-- Directions for this task --
Write out each record again exactly as it stands.

──────────────────────────────

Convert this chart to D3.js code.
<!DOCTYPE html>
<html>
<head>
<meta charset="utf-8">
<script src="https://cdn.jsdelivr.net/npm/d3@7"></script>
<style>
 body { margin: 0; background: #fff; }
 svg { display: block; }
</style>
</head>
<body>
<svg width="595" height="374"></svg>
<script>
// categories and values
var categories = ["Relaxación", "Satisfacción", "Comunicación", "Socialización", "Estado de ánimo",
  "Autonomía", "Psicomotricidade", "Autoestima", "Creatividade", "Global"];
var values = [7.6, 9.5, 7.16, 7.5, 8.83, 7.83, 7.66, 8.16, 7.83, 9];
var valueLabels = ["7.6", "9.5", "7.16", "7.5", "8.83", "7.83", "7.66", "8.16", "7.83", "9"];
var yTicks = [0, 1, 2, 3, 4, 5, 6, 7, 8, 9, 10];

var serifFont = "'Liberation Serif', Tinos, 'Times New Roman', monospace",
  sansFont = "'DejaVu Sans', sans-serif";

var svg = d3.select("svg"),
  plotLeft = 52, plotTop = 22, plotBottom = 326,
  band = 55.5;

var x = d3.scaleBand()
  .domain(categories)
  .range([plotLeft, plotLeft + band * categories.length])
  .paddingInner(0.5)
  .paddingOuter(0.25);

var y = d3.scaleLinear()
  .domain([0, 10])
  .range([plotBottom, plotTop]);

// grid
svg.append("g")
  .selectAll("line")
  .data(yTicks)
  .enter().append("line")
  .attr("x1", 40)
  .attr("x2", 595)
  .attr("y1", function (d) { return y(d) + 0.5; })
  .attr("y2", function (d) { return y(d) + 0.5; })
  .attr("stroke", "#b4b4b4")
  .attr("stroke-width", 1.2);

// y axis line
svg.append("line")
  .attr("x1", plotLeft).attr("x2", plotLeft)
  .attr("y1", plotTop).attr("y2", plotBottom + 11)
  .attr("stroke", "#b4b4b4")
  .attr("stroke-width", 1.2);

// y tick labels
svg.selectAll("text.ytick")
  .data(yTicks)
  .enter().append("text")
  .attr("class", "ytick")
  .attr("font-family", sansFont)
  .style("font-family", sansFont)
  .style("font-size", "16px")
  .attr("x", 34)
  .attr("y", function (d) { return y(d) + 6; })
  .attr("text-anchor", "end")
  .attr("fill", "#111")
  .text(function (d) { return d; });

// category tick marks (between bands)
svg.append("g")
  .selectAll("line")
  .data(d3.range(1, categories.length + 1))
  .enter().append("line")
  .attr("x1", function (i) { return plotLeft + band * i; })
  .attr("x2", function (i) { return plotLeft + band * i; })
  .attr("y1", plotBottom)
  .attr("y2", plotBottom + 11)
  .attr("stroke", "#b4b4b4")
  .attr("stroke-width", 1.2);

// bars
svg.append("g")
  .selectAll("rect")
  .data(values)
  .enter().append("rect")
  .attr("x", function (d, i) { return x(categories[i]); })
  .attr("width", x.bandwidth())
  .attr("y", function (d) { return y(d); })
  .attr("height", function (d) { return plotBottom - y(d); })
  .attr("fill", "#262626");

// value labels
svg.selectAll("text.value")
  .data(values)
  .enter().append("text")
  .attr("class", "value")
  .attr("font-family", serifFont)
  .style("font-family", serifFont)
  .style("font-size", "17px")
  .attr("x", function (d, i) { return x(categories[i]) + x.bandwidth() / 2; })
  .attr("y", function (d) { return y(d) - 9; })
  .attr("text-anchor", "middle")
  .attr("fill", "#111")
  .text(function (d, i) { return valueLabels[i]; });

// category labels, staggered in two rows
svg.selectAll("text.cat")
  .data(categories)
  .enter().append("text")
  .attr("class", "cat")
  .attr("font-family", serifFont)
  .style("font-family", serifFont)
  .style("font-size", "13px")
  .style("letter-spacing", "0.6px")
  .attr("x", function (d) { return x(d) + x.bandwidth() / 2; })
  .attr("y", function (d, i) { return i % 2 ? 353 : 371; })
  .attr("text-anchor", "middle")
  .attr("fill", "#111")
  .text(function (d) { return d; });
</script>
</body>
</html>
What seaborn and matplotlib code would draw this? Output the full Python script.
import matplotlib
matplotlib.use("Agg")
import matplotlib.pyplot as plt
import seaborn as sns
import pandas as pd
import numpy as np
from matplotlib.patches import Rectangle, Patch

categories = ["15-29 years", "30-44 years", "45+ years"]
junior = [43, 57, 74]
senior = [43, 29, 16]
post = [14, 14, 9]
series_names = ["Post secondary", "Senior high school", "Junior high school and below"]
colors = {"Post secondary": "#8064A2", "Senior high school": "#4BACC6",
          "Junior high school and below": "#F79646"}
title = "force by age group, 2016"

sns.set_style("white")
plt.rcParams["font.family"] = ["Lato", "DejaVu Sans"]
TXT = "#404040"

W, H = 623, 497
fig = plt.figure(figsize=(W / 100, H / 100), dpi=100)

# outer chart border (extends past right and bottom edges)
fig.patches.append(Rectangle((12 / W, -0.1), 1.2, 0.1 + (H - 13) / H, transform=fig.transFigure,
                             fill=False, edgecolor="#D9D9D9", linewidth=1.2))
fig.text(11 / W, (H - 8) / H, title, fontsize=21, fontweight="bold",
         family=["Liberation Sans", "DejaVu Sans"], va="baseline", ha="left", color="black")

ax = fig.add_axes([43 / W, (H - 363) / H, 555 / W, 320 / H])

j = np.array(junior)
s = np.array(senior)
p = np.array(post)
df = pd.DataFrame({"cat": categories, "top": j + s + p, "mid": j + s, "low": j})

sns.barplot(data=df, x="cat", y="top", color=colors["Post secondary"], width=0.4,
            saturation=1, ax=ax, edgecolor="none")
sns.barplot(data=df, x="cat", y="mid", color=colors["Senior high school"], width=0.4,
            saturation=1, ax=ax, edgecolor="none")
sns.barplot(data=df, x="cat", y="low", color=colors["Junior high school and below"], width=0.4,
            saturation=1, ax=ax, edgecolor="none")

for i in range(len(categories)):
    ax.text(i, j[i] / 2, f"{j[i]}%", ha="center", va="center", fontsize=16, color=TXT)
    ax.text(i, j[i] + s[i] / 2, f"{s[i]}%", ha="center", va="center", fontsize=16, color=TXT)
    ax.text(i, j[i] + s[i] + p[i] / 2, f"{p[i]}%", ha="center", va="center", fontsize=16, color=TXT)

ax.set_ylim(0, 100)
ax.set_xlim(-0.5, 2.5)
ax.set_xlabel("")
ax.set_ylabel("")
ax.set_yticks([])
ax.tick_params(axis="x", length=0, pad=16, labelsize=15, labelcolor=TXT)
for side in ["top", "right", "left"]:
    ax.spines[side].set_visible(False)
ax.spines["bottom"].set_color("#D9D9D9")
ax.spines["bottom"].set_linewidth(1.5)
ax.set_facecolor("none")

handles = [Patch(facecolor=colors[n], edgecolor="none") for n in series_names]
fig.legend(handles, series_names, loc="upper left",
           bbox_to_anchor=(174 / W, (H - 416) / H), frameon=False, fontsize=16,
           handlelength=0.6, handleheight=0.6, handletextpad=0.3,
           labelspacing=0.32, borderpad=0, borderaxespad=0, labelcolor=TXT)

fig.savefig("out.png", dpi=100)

──────────────────────────────

-- Final answer --
Convert this chart to D3.js code.
<!DOCTYPE html>
<html>
<head>
<meta charset="utf-8">
<script src="https://cdn.jsdelivr.net/npm/d3@7"></script>
<style>
 body { margin: 0; background: #fff; }
 svg { display: block; }
</style>
</head>
<body>
<svg width="595" height="374"></svg>
<script>
// categories and values
var categories = ["Relaxación", "Satisfacción", "Comunicación", "Socialización", "Estado de ánimo",
  "Autonomía", "Psicomotricidade", "Autoestima", "Creatividade", "Global"];
var values = [7.6, 9.5, 7.16, 7.5, 8.83, 7.83, 7.66, 8.16, 7.83, 9];
var valueLabels = ["7.6", "9.5", "7.16", "7.5", "8.83", "7.83", "7.66", "8.16", "7.83", "9"];
var yTicks = [0, 1, 2, 3, 4, 5, 6, 7, 8, 9, 10];

var serifFont = "'Liberation Serif', Tinos, 'Times New Roman', monospace",
  sansFont = "'DejaVu Sans', sans-serif";

var svg = d3.select("svg"),
  plotLeft = 52, plotTop = 22, plotBottom = 326,
  band = 55.5;

var x = d3.scaleBand()
  .domain(categories)
  .range([plotLeft, plotLeft + band * categories.length])
  .paddingInner(0.5)
  .paddingOuter(0.25);

var y = d3.scaleLinear()
  .domain([0, 10])
  .range([plotBottom, plotTop]);

// grid
svg.append("g")
  .selectAll("line")
  .data(yTicks)
  .enter().append("line")
  .attr("x1", 40)
  .attr("x2", 595)
  .attr("y1", function (d) { return y(d) + 0.5; })
  .attr("y2", function (d) { return y(d) + 0.5; })
  .attr("stroke", "#b4b4b4")
  .attr("stroke-width", 1.2);

// y axis line
svg.append("line")
  .attr("x1", plotLeft).attr("x2", plotLeft)
  .attr("y1", plotTop).attr("y2", plotBottom + 11)
  .attr("stroke", "#b4b4b4")
  .attr("stroke-width", 1.2);

// y tick labels
svg.selectAll("text.ytick")
  .data(yTicks)
  .enter().append("text")
  .attr("class", "ytick")
  .attr("font-family", sansFont)
  .style("font-family", sansFont)
  .style("font-size", "16px")
  .attr("x", 34)
  .attr("y", function (d) { return y(d) + 6; })
  .attr("text-anchor", "end")
  .attr("fill", "#111")
  .text(function (d) { return d; });

// category tick marks (between bands)
svg.append("g")
  .selectAll("line")
  .data(d3.range(1, categories.length + 1))
  .enter().append("line")
  .attr("x1", function (i) { return plotLeft + band * i; })
  .attr("x2", function (i) { return plotLeft + band * i; })
  .attr("y1", plotBottom)
  .attr("y2", plotBottom + 11)
  .attr("stroke", "#b4b4b4")
  .attr("stroke-width", 1.2);

// bars
svg.append("g")
  .selectAll("rect")
  .data(values)
  .enter().append("rect")
  .attr("x", function (d, i) { return x(categories[i]); })
  .attr("width", x.bandwidth())
  .attr("y", function (d) { return y(d); })
  .attr("height", function (d) { return plotBottom - y(d); })
  .attr("fill", "#262626");

// value labels
svg.selectAll("text.value")
  .data(values)
  .enter().append("text")
  .attr("class", "value")
  .attr("font-family", serifFont)
  .style("font-family", serifFont)
  .style("font-size", "17px")
  .attr("x", function (d, i) { return x(categories[i]) + x.bandwidth() / 2; })
  .attr("y", function (d) { return y(d) - 9; })
  .attr("text-anchor", "middle")
  .attr("fill", "#111")
  .text(function (d, i) { return valueLabels[i]; });

// category labels, staggered in two rows
svg.selectAll("text.cat")
  .data(categories)
  .enter().append("text")
  .attr("class", "cat")
  .attr("font-family", serifFont)
  .style("font-family", serifFont)
  .style("font-size", "13px")
  .style("letter-spacing", "0.6px")
  .attr("x", function (d) { return x(d) + x.bandwidth() / 2; })
  .attr("y", function (d, i) { return i % 2 ? 353 : 371; })
  .attr("text-anchor", "middle")
  .attr("fill", "#111")
  .text(function (d) { return d; });
</script>
</body>
</html>
What seaborn and matplotlib code would draw this? Output the full Python script.
import matplotlib
matplotlib.use("Agg")
import matplotlib.pyplot as plt
import seaborn as sns
import pandas as pd
import numpy as np
from matplotlib.patches import Rectangle, Patch

categories = ["15-29 years", "30-44 years", "45+ years"]
junior = [43, 57, 74]
senior = [43, 29, 16]
post = [14, 14, 9]
series_names = ["Post secondary", "Senior high school", "Junior high school and below"]
colors = {"Post secondary": "#8064A2", "Senior high school": "#4BACC6",
          "Junior high school and below": "#F79646"}
title = "force by age group, 2016"

sns.set_style("white")
plt.rcParams["font.family"] = ["Lato", "DejaVu Sans"]
TXT = "#404040"

W, H = 623, 497
fig = plt.figure(figsize=(W / 100, H / 100), dpi=100)

# outer chart border (extends past right and bottom edges)
fig.patches.append(Rectangle((12 / W, -0.1), 1.2, 0.1 + (H - 13) / H, transform=fig.transFigure,
                             fill=False, edgecolor="#D9D9D9", linewidth=1.2))
fig.text(11 / W, (H - 8) / H, title, fontsize=21, fontweight="bold",
         family=["Liberation Sans", "DejaVu Sans"], va="baseline", ha="left", color="black")

ax = fig.add_axes([43 / W, (H - 363) / H, 555 / W, 320 / H])

j = np.array(junior)
s = np.array(senior)
p = np.array(post)
df = pd.DataFrame({"cat": categories, "top": j + s + p, "mid": j + s, "low": j})

sns.barplot(data=df, x="cat", y="top", color=colors["Post secondary"], width=0.4,
            saturation=1, ax=ax, edgecolor="none")
sns.barplot(data=df, x="cat", y="mid", color=colors["Senior high school"], width=0.4,
            saturation=1, ax=ax, edgecolor="none")
sns.barplot(data=df, x="cat", y="low", color=colors["Junior high school and below"], width=0.4,
            saturation=1, ax=ax, edgecolor="none")

for i in range(len(categories)):
    ax.text(i, j[i] / 2, f"{j[i]}%", ha="center", va="center", fontsize=16, color=TXT)
    ax.text(i, j[i] + s[i] / 2, f"{s[i]}%", ha="center", va="center", fontsize=16, color=TXT)
    ax.text(i, j[i] + s[i] + p[i] / 2, f"{p[i]}%", ha="center", va="center", fontsize=16, color=TXT)

ax.set_ylim(0, 100)
ax.set_xlim(-0.5, 2.5)
ax.set_xlabel("")
ax.set_ylabel("")
ax.set_yticks([])
ax.tick_params(axis="x", length=0, pad=16, labelsize=15, labelcolor=TXT)
for side in ["top", "right", "left"]:
    ax.spines[side].set_visible(False)
ax.spines["bottom"].set_color("#D9D9D9")
ax.spines["bottom"].set_linewidth(1.5)
ax.set_facecolor("none")

handles = [Patch(facecolor=colors[n], edgecolor="none") for n in series_names]
fig.legend(handles, series_names, loc="upper left",
           bbox_to_anchor=(174 / W, (H - 416) / H), frameon=False, fontsize=16,
           handlelength=0.6, handleheight=0.6, handletextpad=0.3,
           labelspacing=0.32, borderpad=0, borderaxespad=0, labelcolor=TXT)

fig.savefig("out.png", dpi=100)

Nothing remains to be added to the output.